Le rayonnement du modèle est incontestable, et chaque sphère culturelle en est affectée. Danse, musique, littérature, architecture, cinéma… Justement, les plus grandes productions hollywoodiennes sont projetées de par le monde, passant de Warcraft, qui a engrangé 156 M$ [1] en cinq jours en Chine, au Emoji Movie, qui est devenu le premier film présenté en Arabie Saoudite en 35 ans [2]. Pourtant, cette entreprise de dumping culturel n’a pas eu pour effet d’effacer les frontières culturelles, n’en déplaise au post-nationalisme. Au contraire, le nationalisme ne semble qu’exacerbé dans plusieurs pays européens ou même chez les instigateurs de cette domination culturelle! Malgré tout, l’effet insidieux de cette omniprésence se fait sentir.

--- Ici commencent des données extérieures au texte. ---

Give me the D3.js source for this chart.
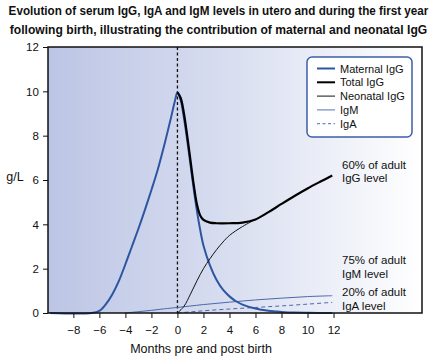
<!DOCTYPE html>
<html><head><meta charset="utf-8">
<script src="https://cdn.jsdelivr.net/npm/d3@7"></script>
<style>
html,body{margin:0;padding:0;background:#fff;}
text{font-family:"Liberation Sans",Arial,Helvetica,sans-serif;}
</style></head>
<body>
<svg id="c" width="438" height="356"></svg>
<script>
const titleLines = ["Evolution of serum IgG, IgA and IgM levels in utero and during the first year",
  "following birth, illustrating the contribution of maternal and neonatal IgG"];
const xTicks = [-8,-6,-4,-2,0,2,4,6,8,10,12];
const yTicks = [0,2,4,6,8,10,12];
const xLabel = "Months pre and post birth";
const yLabel = "g/L";

const maternalMonths = [-9.8,-6.6,-6,-5.5,-5,-4.5,-4,-3.5,-3,-2.5,-2,-1.5,-1,-0.5,-0.2,0,0.25,0.5,0.75,1,1.25,1.5,1.75,2,2.5,3,3.5,4,4.5,5,6,7,8,9,10,11.9];
const maternalIgG = [0,0,0.1,0.4,0.85,1.45,2.2,3.0,3.8,4.65,5.55,6.5,7.6,8.8,9.55,9.95,9.6,8.8,7.8,6.7,5.6,4.6,3.75,3.05,2.15,1.5,1.05,0.75,0.53,0.38,0.2,0.1,0.05,0.02,0.01,0];

const totalMonths = [0,0.25,0.5,0.75,1,1.25,1.5,1.75,2,2.5,3,4,5,6,7,8,9,10,11,11.9];
const totalIgG = [9.95,9.7,9.0,8.0,6.9,5.8,4.9,4.4,4.2,4.08,4.05,4.05,4.08,4.22,4.55,4.92,5.28,5.62,5.93,6.2];

const neonatalMonths = [0,0.5,1,1.5,2,2.5,3,3.5,4,5,6];
const neonatalIgG = [0,0.3,0.85,1.45,2.0,2.45,2.85,3.2,3.5,3.9,4.22];

const igmMonths = [-4,-3,-2,-1,0,2,4,6,8,10,11.9];
const igmValues = [0,0.06,0.12,0.19,0.25,0.38,0.49,0.59,0.67,0.74,0.78];

const igaMonths = [0,1,2,4,6,8,10,11.9];
const igaValues = [0,0.05,0.1,0.18,0.25,0.32,0.4,0.48];

const legendItems = ["Maternal IgG","Total IgG","Neonatal IgG","IgM","IgA"];
const annotations = [["60% of adult","IgG level"],["75% of adult","IgM level"],["20% of adult","IgA level"]];
const annotationValues = [6.5,2.2,0.75];

const svg = d3.select("#c");
const L=48, R=422, T=47, B=313;
const x = d3.scaleLinear().domain([-9.95,18.8]).range([L,R]);
const y = d3.scaleLinear().domain([0,12]).range([B,T]);

// background gradient
const defs = svg.append("defs");
const g = defs.append("linearGradient").attr("id","bg").attr("x1","0").attr("x2","1").attr("y1","0").attr("y2","0");
g.append("stop").attr("offset","0").attr("stop-color","#bcc5e5");
g.append("stop").attr("offset","0.45").attr("stop-color","#d6dcef");
g.append("stop").attr("offset","1").attr("stop-color","#ffffff");
svg.append("rect").attr("x",L).attr("y",T).attr("width",R-L).attr("height",B-T).attr("fill","url(#bg)");

// title (condensed horizontally to match the reference width)
titleLines.forEach((t,i)=>{
  const gt = svg.append("g");
  const tx = gt.append("text").attr("x",0).attr("y",0).attr("text-anchor","middle")
    .attr("font-size",13).attr("font-weight","bold").attr("fill","#111").text(t);
  const w = tx.node().getComputedTextLength();
  const target = i===0 ? 420 : 418;
  gt.attr("transform",`translate(218.5,${15+i*18.5}) scale(${Math.min(1,target/w)},1)`);
});

// dashed zero line
svg.append("line").attr("x1",x(0)).attr("x2",x(0)).attr("y1",T).attr("y2",B)
  .attr("stroke","#111").attr("stroke-width",1.3).attr("stroke-dasharray","3,2.5");

const line = d3.line().x(d=>x(d[0])).y(d=>y(d[1])).curve(d3.curveCatmullRom.alpha(0.5));
function series(ms,vs){return ms.map((m,i)=>[m,vs[i]]);}

svg.append("path").attr("d",line(series(igaMonths,igaValues))).attr("fill","none")
  .attr("stroke","#4a68ad").attr("stroke-width",1).attr("stroke-dasharray","4,3");
svg.append("path").attr("d",line(series(igmMonths,igmValues))).attr("fill","none")
  .attr("stroke","#4a68ad").attr("stroke-width",1);
svg.append("path").attr("d",line(series(maternalMonths,maternalIgG))).attr("fill","none")
  .attr("stroke","#2d55a0").attr("stroke-width",2);
svg.append("path").attr("d",line(series(neonatalMonths,neonatalIgG))).attr("fill","none")
  .attr("stroke","#111").attr("stroke-width",1);
svg.append("path").attr("d",line(series(totalMonths,totalIgG))).attr("fill","none")
  .attr("stroke","#000").attr("stroke-width",2.2);

// frame
svg.append("rect").attr("x",L).attr("y",T).attr("width",R-L).attr("height",B-T)
  .attr("fill","none").attr("stroke","#111").attr("stroke-width",1.5);

// axes
const xa = svg.append("g").attr("transform",`translate(0,${B})`)
  .call(d3.axisBottom(x).tickValues(xTicks).tickSize(5).tickFormat(d=>d<0?"\u2212"+Math.abs(d):d));
const ya = svg.append("g").attr("transform",`translate(${L},0)`)
  .call(d3.axisLeft(y).tickValues(yTicks).tickSize(5));
[xa,ya].forEach(a=>{
  a.select(".domain").remove();
  a.selectAll("line").attr("stroke","#111");
  a.selectAll("text").attr("font-size",11.5).attr("fill","#111").attr("font-family","Liberation Sans, Arial, sans-serif");
});
xa.selectAll("text").attr("dy","1.1em");
ya.selectAll("text").attr("dx","-0.1em");

svg.append("text").attr("x",201).attr("y",353).attr("text-anchor","middle").attr("font-size",12.5)
  .attr("fill","#111").text(xLabel);
svg.append("text").attr("x",15).attr("y",181).attr("text-anchor","middle").attr("font-size",12.5)
  .attr("fill","#111").text(yLabel);

// annotations
annotations.forEach((a,i)=>{
  const yy = y(annotationValues[i]);
  a.forEach((t,j)=>svg.append("text").attr("x",342).attr("y",yy+j*13.5).attr("font-size",11.5)
    .attr("fill","#111").text(t));
});

// legend
const lg = svg.append("g");
lg.append("rect").attr("x",307).attr("y",57).attr("width",105).attr("height",80).attr("rx",5)
  .attr("fill","#fff").attr("stroke","#3d5ea8").attr("stroke-width",1.5);
const styles = [
  {c:"#2d55a0",w:2,d:null},{c:"#000",w:2,d:null},{c:"#111",w:1,d:null},
  {c:"#6f8ac2",w:1.2,d:null},{c:"#6f8ac2",w:1.2,d:"3,2.5"}];
legendItems.forEach((t,i)=>{
  const yy = 68.5 + i*13.8;
  lg.append("line").attr("x1",317).attr("x2",335).attr("y1",yy).attr("y2",yy)
    .attr("stroke",styles[i].c).attr("stroke-width",styles[i].w).attr("stroke-dasharray",styles[i].d);
  lg.append("text").attr("x",340).attr("y",yy+4).attr("font-size",11).attr("fill","#111").text(t);
});
</script>
</body></html>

Cette association subliminale entre popularité, succès sur les tablettes et qualité en est venue à remplacer l’essence-même du développement des idées en société. En effet, pour qu’une idée soit jugée bonne, un trop grand pan de la société va lancer sa réflexion en cherchant l’idée qui fera de l’individu « un homme riche ». Combien de fois ai-je entendu un de mes proches lancer, tout bonnement : « si seulement j’avais pensé à ça, Tesla! ». Même les idéalistes les plus purs en sont venus à tenter de niveler vers le bas pour profiter individuellement de leurs efforts intellectuels, ne contribuant pas pleinement à faire avancer la pensée ou la société.


L’économisme en est venu à casser l’œuf avant même que l’idée ait pu y mourir. Bien au-delà de la recherche du profit, certains finissent par abandonner des poursuites intellectuelles fort valables pour avoir la chance de saisir une autre destinée, plus beige, soit, mais ô combien plus noble aux yeux de leurs pairs.


Certes, quelques irréductibles gaulois tentent de valoriser leur matière grise en s’efforçant de « penser hors de la boîte. » Cependant, ceux-ci se voient rapidement affublés de l’effroyable titre de rêvasseur, complètement déconnectés d’une réalité où tout a déjà été pensé et au sein de laquelle, pour se démarquer, il faut y savoir bien allier les connaissances déjà acquises pour réussir. Si Lavoisier le martelait, pourquoi ne pas le refaire aujourd’hui?


C’est précisément ici que plusieurs se trompent. Pourquoi s’obstiner à perpétuer un mode de pensée qui envenime l’essence-même de notre être alors que plusieurs proposent d’ores et déjà des solutions neuves qui ont le potentiel de rééquilibrer notre façon-même de concevoir l’idée? Lavoisier peut bien résonner jusqu’au XXIème siècle avec sa formule martelée empreinte de sagesse polyvalente, mais pour faire tomber des murs (et pourquoi pas des plafonds de verre, tant qu’à y être), il faut que chacun prenne connaissance de l’existence desdits murs et qu’on tourne notre regard au-delà de ceux-ci.